The Ostrich is the largest bird in the world. It also lays the largest eggs and has the  fastest maximum running speed (97 kph).
The Ostrich is the largest bird in the world. It also lays the largest eggs and has the  fastest maximum running speed (97 kph).
Scientists believe that birds evolved from theropod dinosaurs.
Scientists believe that birds evolved from theropod dinosaurs.
Birds have hollow bones which help them fly.
Birds have hollow bones which help them fly.
Some bird species are intelligent enough to create and use tools.
Some bird species are intelligent enough to create and use tools.
The chicken is the most common species of bird found in the world.
The chicken is the most common species of bird found in the world.
Kiwis are endangered, flightless birds that live in New Zealand. They lay the largest eggs relative to their body size of any bird in the world.
Kiwis are endangered, flightless birds that live in New Zealand. They lay the largest eggs relative to their body size of any bird in the world.
Hummingbirds can fly backwards.
Hummingbirds can fly backwards.
The Bee Hummingbird is the smallest living bird in the world, with a length of just 5 cm (2 in).
The Bee Hummingbird is the smallest living bird in the world, with a length of just 5 cm (2 in).
Around 20% of bird species migrate long distances every year.
Around 20% of bird species migrate long distances every year.
Homing pigeons are bred to find their way home from long distances away and have been used for thousands of years to carry messages.
Homing pigeons are bred to find their way home from long distances away and have been used for thousands of years to carry messages.

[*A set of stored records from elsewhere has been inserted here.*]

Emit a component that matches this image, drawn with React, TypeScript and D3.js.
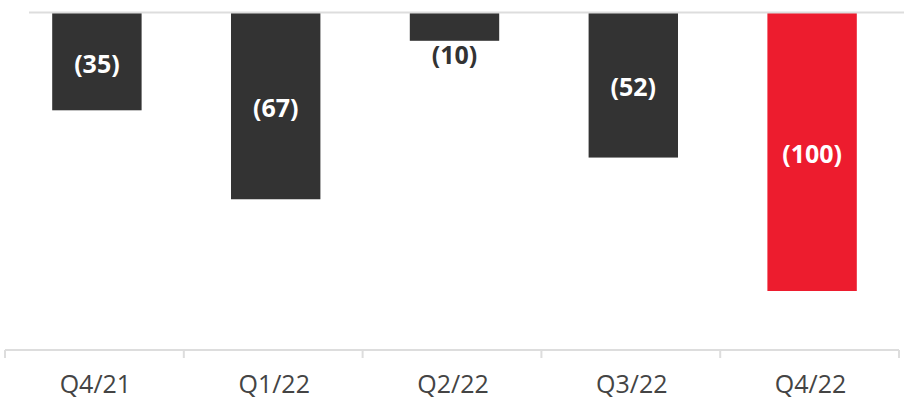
import React from "react";
import * as d3 from "d3";

const categories = ["Q4/21", "Q1/22", "Q2/22", "Q3/22", "Q4/22"];
const values = [-35, -67, -10, -52, -100];
const labels = ["(35)", "(67)", "(10)", "(52)", "(100)"];
const highlight = [false, false, false, false, true];

const W = 904;
const H = 399;

export default function App() {
  const x = d3
    .scaleBand<string>()
    .domain(categories)
    .range([5, 899])
    .paddingInner(0.5)
    .paddingOuter(0.25);
  const y = d3.scaleLinear().domain([0, -100]).range([13, 291]);
  const barShift = 2.5;
  const fontFamily = "'Open Sans', 'Noto Sans', sans-serif";
  const ticks = [...categories.map((c) => (x(c) as number) - x.step() * 0.25), 899];

  return (
    <svg
      width={W}
      height={H}
      style={{ position: "absolute", left: 0, top: 0, display: "block" }}
    >
      <rect width={W} height={H} fill="#fff" />
      {categories.map((c, i) => {
        const x0 = (x(c) as number) + barShift;
        const y0 = y(0);
        const y1 = y(values[i]);
        const inside = y1 - y0 > 40;
        return (
          <g key={c}>
            <rect
              x={x0}
              y={y0}
              width={x.bandwidth()}
              height={y1 - y0}
              fill={highlight[i] ? "#ED1C2E" : "#333333"}
            />
            <text
              x={x0 + x.bandwidth() / 2}
              y={inside ? (y0 + y1) / 2 + 1 : y1 + 13}
              textAnchor="middle"
              dominantBaseline="central"
              fontFamily={fontFamily}
              fontWeight={700}
              fontSize={25}
              fill={inside ? "#ffffff" : "#333333"}
            >
              {labels[i]}
            </text>
          </g>
        );
      })}
      <line x1={29} x2={904} y1={y(0) - 0.5} y2={y(0) - 0.5} stroke="#dddddd" strokeWidth={2} />
      <line x1={5} x2={899} y1={350} y2={350} stroke="#dddddd" strokeWidth={2} />
      {ticks.map((t, i) => (
        <line key={i} x1={t} x2={t} y1={350} y2={358} stroke="#dddddd" strokeWidth={2} />
      ))}
      {categories.map((c) => (
        <text
          key={c}
          x={(x(c) as number) + x.bandwidth() / 2 + 1}
          y={393}
          textAnchor="middle"
          fontFamily={fontFamily}
          fontSize={25}
          fill="#444444"
        >
          {c}
        </text>
      ))}
    </svg>
  );
}
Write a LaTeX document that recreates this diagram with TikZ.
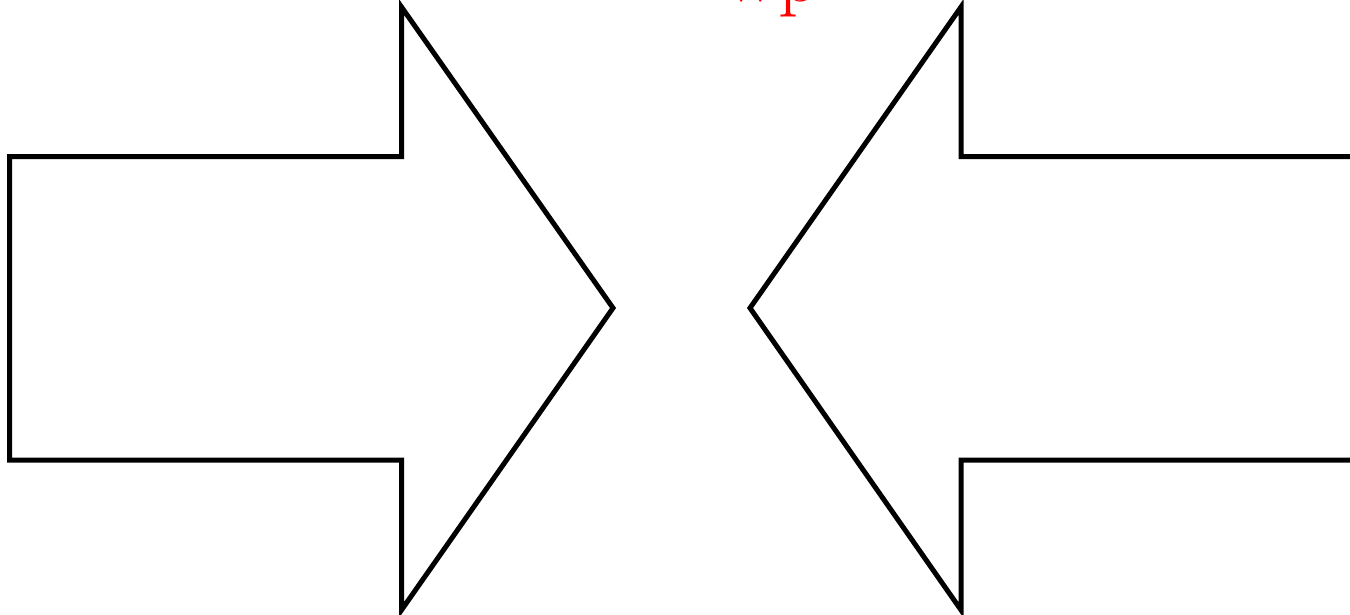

Is there something I am using incorrectly and/or doing incorrectly in my code that is making there be two children where there should only be one? It would be easy to create some extra code so that I don't store duplicates of the same information, but I'd rather do this the right way so that I only get one of each string I am looking for.


Solution

  • children = ul.findChildren() is selecting both the <li> and <p> within the <ul>. Iterating over children is causing you to print the text property of both of these elements. To fix this, simply change children = ul.findChildren() to children = ul.findChildren("p").